In a large bowl, stir together the flour, sugar, cocoa, baking powder, baking soda, and salt.
Add the eggs, milk, vanilla, and oil and use an electric mixer to blend it on medium speed. Beat the batter for about 2 minutes. Add the hot coffee and continue to beat the mixture. The batter will be very runny.
Pour the batter into the prepared pan, smoothing the top with a rubber spatula. Bake the cake for about 35 to 40 minutes or until a cake tester or toothpick inserted into it comes out clean.
Let the cake cool for about an hour. Poke the cake all over with the wrong end of a wooden spoon. Set the cake aside while you prepare the chocolate filling.

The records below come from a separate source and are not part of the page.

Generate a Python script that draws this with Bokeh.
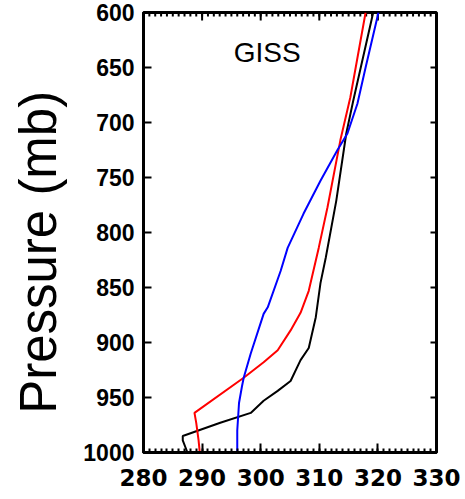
import math
from bokeh.plotting import figure
from bokeh.layouts import row
from bokeh.models import Range1d, FixedTicker
from bokeh.core.properties import value
from bokeh.embed import file_html
from bokeh.resources import INLINE

# Black profile (temperature K, pressure mb)
temp_black = [287.5, 286.7, 286.7, 293.1, 298.3, 300.5, 302.9, 305.1, 306.8, 308.2,
              309.4, 310.2, 311.1, 312.9, 314.6, 315.8, 319.2]
pres_black = [1000, 989, 985, 973, 964, 953, 944, 935, 916, 905,
              877, 846, 823, 771, 710, 680, 600]

# Red profile
temp_red = [289.6, 289.4, 289.0, 288.7, 297.1, 300.5, 302.9, 305.1, 306.8, 308.2,
            309.9, 311.4, 313.6, 315.3, 317.9]
pres_red = [1000, 989, 973, 964, 932, 918, 907, 889, 873, 853,
            814, 777, 716, 677, 600]

# Blue profile
temp_blue = [296.0, 296.0, 296.3, 296.8, 297.1, 298.3, 300.5, 301.2, 303.4, 304.6,
             307.3, 310.2, 313.1, 314.8, 316.5, 317.9, 320.1]
pres_blue = [1000, 980, 955, 940, 932, 910, 874, 868, 835, 814,
             783, 753, 725, 710, 683, 650, 600]

x_min, x_max = 280, 330
y_top, y_bottom = 600, 1000
x_ticks = [280, 290, 300, 310, 320, 330]
x_minor_ticks = list(range(280, 331))
y_ticks = [600, 650, 700, 750, 800, 850, 900, 950, 1000]

title_text = "GISS"
y_label_text = "Pressure (mb)"

LABEL_W = 70
W, H = 465, 499

# narrow panel holding the rotated y-axis title
lab = figure(width=LABEL_W, height=H, output_backend="svg", toolbar_location=None,
             x_range=Range1d(0, LABEL_W), y_range=Range1d(0, H),
             x_axis_type=None, y_axis_type=None, min_border=0)
lab.grid.visible = False
lab.outline_line_color = None
lab.background_fill_color = "white"
lab.border_fill_color = "white"
lab.text(x=[37.5], y=[227], text=[y_label_text], angle=math.pi / 2,
         text_font=value("Liberation Sans"), text_font_size="51px", text_color="black",
         text_align="center", text_baseline="alphabetic")

p = figure(width=W - LABEL_W, height=H, output_backend="svg", toolbar_location=None,
           x_range=Range1d(x_min, x_max), y_range=Range1d(y_bottom, y_top),
           min_border_left=143 - LABEL_W, min_border_right=29, min_border_top=12,
           min_border_bottom=47)
p.grid.visible = False
p.outline_line_color = "black"
p.outline_line_width = 3
p.background_fill_color = "white"
p.border_fill_color = "white"

xa = p.xaxis[0]
xa.ticker = FixedTicker(ticks=x_ticks, minor_ticks=x_minor_ticks)
xa.axis_line_width = 3
xa.major_tick_in = 9
xa.major_tick_out = 0
xa.major_tick_line_width = 2
xa.minor_tick_in = 4
xa.minor_tick_out = 0
xa.minor_tick_line_width = 2
xa.major_label_text_font = "DejaVu Sans"
xa.major_label_text_font_style = "bold"
xa.major_label_text_font_size = "23px"
xa.major_label_text_color = "black"
xa.major_label_standoff = 16

ya = p.yaxis[0]
ya.ticker = FixedTicker(ticks=y_ticks, minor_ticks=[])
ya.axis_line_width = 3
ya.major_tick_in = 8
ya.major_tick_out = 0
ya.major_tick_line_width = 2
ya.minor_tick_line_color = None
ya.major_label_text_font = "Liberation Sans"
ya.major_label_text_font_style = "bold"
ya.major_label_text_font_size = "23px"
ya.major_label_text_color = "black"
ya.major_label_standoff = 9

# inward ticks on the top and right frame edges (half of each dash is clipped by the frame)
p.scatter(x_ticks, [y_top] * len(x_ticks), marker="dash", size=16, angle=math.pi / 2,
          line_color="black", line_width=2)
p.scatter(x_minor_ticks, [y_top] * len(x_minor_ticks), marker="dash", size=8,
          angle=math.pi / 2, line_color="black", line_width=2)
p.scatter([x_max] * len(y_ticks), y_ticks, marker="dash", size=12,
          line_color="black", line_width=2)

p.line(temp_black, pres_black, line_color="black", line_width=2)
p.line(temp_red, pres_red, line_color="#ff0000", line_width=2)
p.line(temp_blue, pres_blue, line_color="#0000ff", line_width=2)

p.text(x=[295.4], y=[636.0], text=[title_text], text_font=value("Liberation Sans"),
       text_font_size="28px", text_color="black", text_baseline="alphabetic",
       text_align="left")

layout = row(lab, p, spacing=0)
open("out.html", "w").write(file_html(layout, INLINE))
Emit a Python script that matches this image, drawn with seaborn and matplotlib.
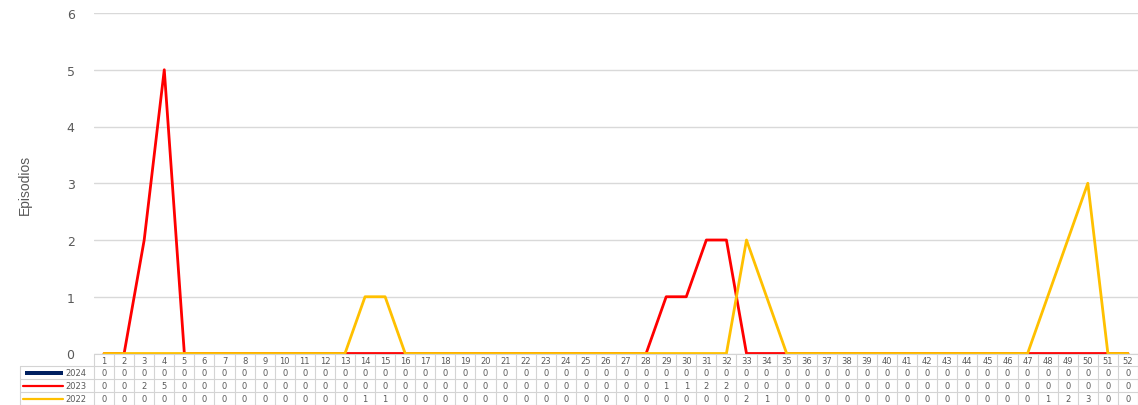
import matplotlib
matplotlib.use("Agg")
import matplotlib.pyplot as plt
from matplotlib.transforms import blended_transform_factory
from matplotlib.lines import Line2D
from matplotlib.patches import Rectangle
import numpy as np
import pandas as pd
import seaborn as sns

# Weekly episodes by epidemiological week
weeks = list(range(1, 53))
s2024 = [0] * 52
s2023 = [0, 0, 2, 5, 0, 0, 0, 0, 0, 0, 0, 0, 0, 0, 0, 0, 0, 0, 0, 0,
         0, 0, 0, 0, 0, 0, 0, 0, 1, 1, 2, 2, 0, 0, 0, 0, 0, 0, 0, 0,
         0, 0, 0, 0, 0, 0, 0, 0, 0, 0, 0, 0]
s2022 = [0, 0, 0, 0, 0, 0, 0, 0, 0, 0, 0, 0, 0, 1, 1, 0, 0, 0, 0, 0,
         0, 0, 0, 0, 0, 0, 0, 0, 0, 0, 0, 0, 2, 1, 0, 0, 0, 0, 0, 0,
         0, 0, 0, 0, 0, 0, 0, 1, 2, 3, 0, 0]
series_names = ["2024", "2023", "2022"]
colors = {"2024": "#002060", "2023": "#FF0000", "2022": "#FFC000"}

sns.set_theme(style="white")
plt.rcParams["font.family"] = ["DejaVu Sans"]

W, H = 1138, 406
fig = plt.figure(figsize=(W / 100, H / 100), dpi=100)
left_px, right_px, top_px, base_px = 94, 1138, 14, 354.5
ax = fig.add_axes([left_px / W, 1 - base_px / H,
                   (right_px - left_px) / W, (base_px - top_px) / H])

text_grey = "#595959"
grid_grey = "#d9d9d9"

# 2024 as columns (all zero), 2023 and 2022 as lines
bars = pd.DataFrame({"week": weeks, "value": s2024})
sns.barplot(data=bars, x="week", y="value", native_scale=True,
            color=colors["2024"], width=0.6, ax=ax, zorder=2)

lines = pd.DataFrame({
    "week": weeks * 2,
    "value": s2023 + s2022,
    "year": ["2023"] * 52 + ["2022"] * 52,
})
sns.lineplot(data=lines, x="week", y="value", hue="year",
             hue_order=["2023", "2022"],
             palette=[colors["2023"], colors["2022"]],
             linewidth=2.0, legend=False, ax=ax, zorder=3)

ax.set_xlim(0.5, 52.5)
ax.set_ylim(0, 6)
ax.set_yticks(range(0, 7))
ax.set_xticks([])
ax.set_xlabel("")
ax.set_ylabel("")
ax.grid(axis="y", color=grid_grey, linewidth=1.0, zorder=0)
ax.grid(axis="x", visible=False)
for sp in ax.spines.values():
    sp.set_visible(False)
ax.tick_params(axis="y", length=0, pad=14, labelsize=9, labelcolor=text_grey)
for lbl in ax.get_yticklabels():
    lbl.set_horizontalalignment("right")

fig.text(25 / W, 1 - 185 / H, "Episodios", rotation=90, ha="center",
         va="center", fontsize=10, color=text_grey,
         family=["Liberation Sans Narrow", "Liberation Sans", "DejaVu Sans"])

# Data table below the plot area
tx = blended_transform_factory(ax.transData, fig.transFigure)
tf = fig.transFigure

def fy(py):
    return 1 - py / H

row_edges = [355, 367, 380, 393, 406]
table_left_px = 20
border = "#d4d4d4"
lw = 0.8

# horizontal borders
x0 = table_left_px / W
x1 = right_px / W
fig.add_artist(Line2D([left_px / W, x1], [fy(row_edges[0])] * 2,
                      color=border, lw=lw, transform=tf))
for py in row_edges[1:-1]:
    fig.add_artist(Line2D([x0, x1], [fy(py)] * 2, color=border, lw=lw, transform=tf))
fig.add_artist(Line2D([x0, x1], [fy(405.5)] * 2, color=border, lw=lw, transform=tf))

# vertical borders
for b in np.arange(0.5, 53.5, 1.0):
    fig.add_artist(Line2D([b, b], [fy(row_edges[0]), fy(406)],
                          color=border, lw=lw, transform=tx))
fig.add_artist(Line2D([x0, x0], [fy(row_edges[1]), fy(406)],
                      color=border, lw=lw, transform=tf))

# header row with week numbers
for w in weeks:
    fig.text(w, fy((row_edges[0] + row_edges[1]) / 2 + 0.5), str(w),
             transform=tx, ha="center", va="center", fontsize=6,
             color=text_grey)

# series rows
values = {"2024": s2024, "2023": s2023, "2022": s2022}
for i, name in enumerate(series_names):
    yc = (row_edges[i + 1] + row_edges[i + 2]) / 2 + 0.5
    for w, v in zip(weeks, values[name]):
        fig.text(w, fy(yc), str(v), transform=tx, ha="center", va="center",
                 fontsize=6, color=text_grey)
    # legend key
    if name == "2024":
        fig.add_artist(Rectangle((25 / W, fy(yc + 2.2)), 38 / W, 4.4 / H,
                                 color=colors[name], transform=tf, lw=0))
    else:
        fig.add_artist(Line2D([23 / W, 63 / W], [fy(yc)] * 2,
                              color=colors[name], lw=1.6, transform=tf))
    fig.text(65 / W, fy(yc), name, transform=tf, ha="left", va="center",
             fontsize=6, color=text_grey)

fig.savefig("out.png", dpi=100)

To create the chocolate filling, put the chocolate chips in a glass or ceramic bowl and set them aside.
Pour the can of sweetened condensed milk into a small saucepan and heat it until it is steaming over medium heat. Stir frequently to avoid scorching it.
When the sweetened condensed milk is hot, pour it into the bowl of chocolate chips and whisk these together until the chocolate chips are melted and the mixture is smooth. Pour this filling over the cake, filling in the holes and spreading it all over the surface of the cake.
Set this aside for about an hour until cool. You can refrigerate the cake to accelerate the cooling. It should be completely cool before you proceed with the rest of the recipe. You can put the cake in the fridge and finish the whipped topping step the next morning if you want.
To make the creamy topping, beat the heavy cream until soft peaks form. Add the confectioner’s sugar along with the vanilla extract. Continue beating the mixture until stiff peaks form.
Spread the topping on the cooled cake and sprinkle it with mini chocolate chips.
Refrigerate the cake for at least two hours before serving. Store the cake covered in the refrigerator for up to three days.
Poke cakes are a category of cakes that are incredibly moist and delicious. After the cake is baked, you poke the surface of the cake all over with the wrong end of a wooden spoon. This allows you to pour a rich filling all over the cake.
The filling is absorbed into the cake, giving it a moistness that no other cake will have. Then, the cake is topped with creamy icing. These cakes are available in all kinds of flavors, such as orange, strawberry, or coconut.
Poke cakes were created in the 1970s, back when boxed cake mixes, gelatin mixes, and pudding mixes were in their prime. Originally, the manufacturer of Jello mixes invented poke cakes to increase sluggish sales of their gelatin. They published recipes in popular women’s magazines to encourage women to buy more Jello.
Throughout the years, bakers have taken the basic idea of a poke cake and adapted it to create even more delicious variations of this tasty cake.
Our recipe includes a wonderful, homemade chocolate cake as the base. However, if you don’t want to bake a cake from scratch, you can substitute a boxed chocolate cake mix for the homemade cake recipe. Just follow the directions on the box to make the cake, allowing it to cool completely before following the remaining steps to the recipe.
Our recipe for the chocolate cake features a cup of brewed coffee. This coffee adds just a touch of mocha flavor to the chocolate cake, somewhat offsetting the sweetness of the other ingredients. However, if you don’t care for coffee flavor at all, you can simply substitute boiling water for the coffee in the recipe.
Diet food? No, this cake is definitely not diet food, and it’s not even close to anything healthy, but if you want a rich, decadent indulgence, this cake ticks all the boxes.